#### Description of the task
Only the number is needed: how many lines of the records include "that"?

#### Provided material

-*-*-

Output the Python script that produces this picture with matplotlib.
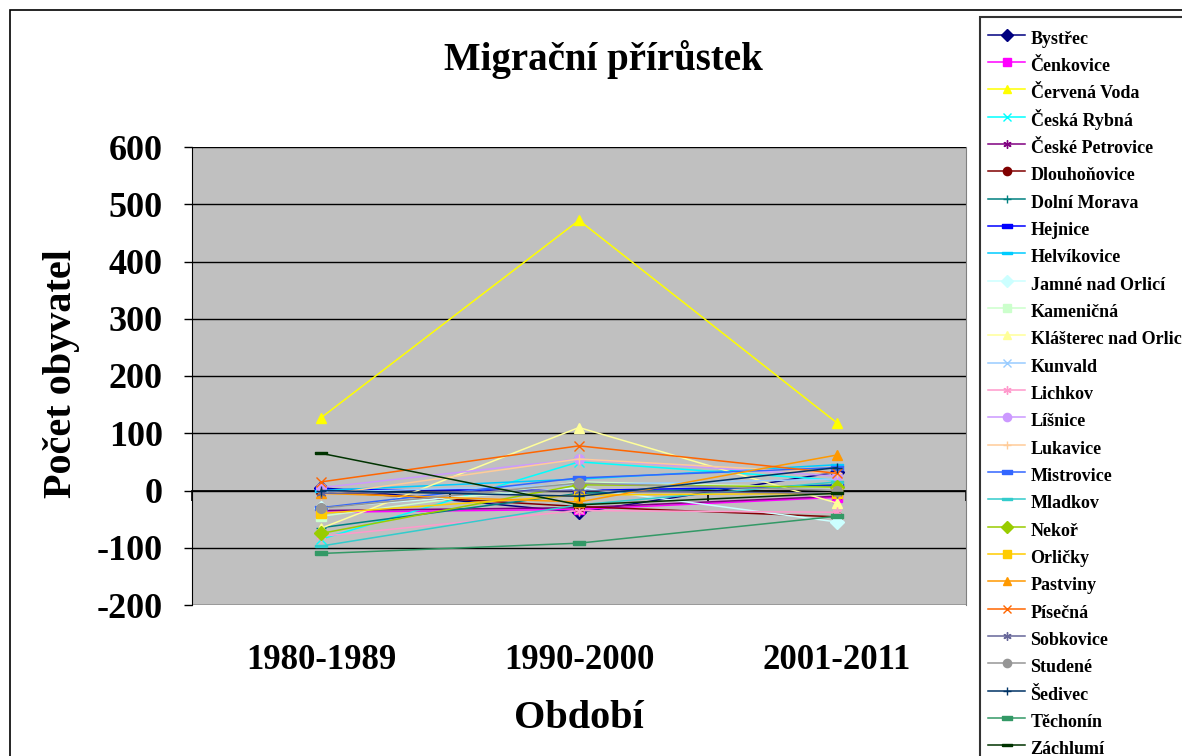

-*-*-

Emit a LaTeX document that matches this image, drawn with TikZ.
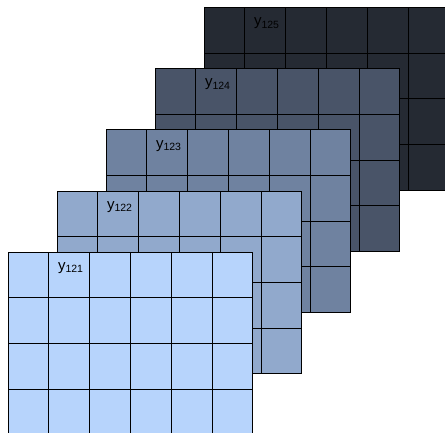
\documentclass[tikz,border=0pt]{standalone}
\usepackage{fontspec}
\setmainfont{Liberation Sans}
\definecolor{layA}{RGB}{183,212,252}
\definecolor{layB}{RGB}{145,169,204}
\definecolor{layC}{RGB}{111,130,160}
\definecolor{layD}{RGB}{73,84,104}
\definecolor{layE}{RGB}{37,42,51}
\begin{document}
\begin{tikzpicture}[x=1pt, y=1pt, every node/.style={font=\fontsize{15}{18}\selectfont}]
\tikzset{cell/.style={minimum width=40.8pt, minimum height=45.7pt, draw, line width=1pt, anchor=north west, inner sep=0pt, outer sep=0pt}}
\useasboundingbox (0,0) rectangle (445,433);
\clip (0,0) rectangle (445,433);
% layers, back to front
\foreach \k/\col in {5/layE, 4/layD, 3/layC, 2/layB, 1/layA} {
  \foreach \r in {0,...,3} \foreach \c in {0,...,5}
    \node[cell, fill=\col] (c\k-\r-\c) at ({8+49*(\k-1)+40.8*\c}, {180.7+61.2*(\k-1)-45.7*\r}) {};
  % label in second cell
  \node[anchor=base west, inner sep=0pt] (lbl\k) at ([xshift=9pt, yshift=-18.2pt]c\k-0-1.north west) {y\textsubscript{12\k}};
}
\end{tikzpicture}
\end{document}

-*-*-

#### Complete output
2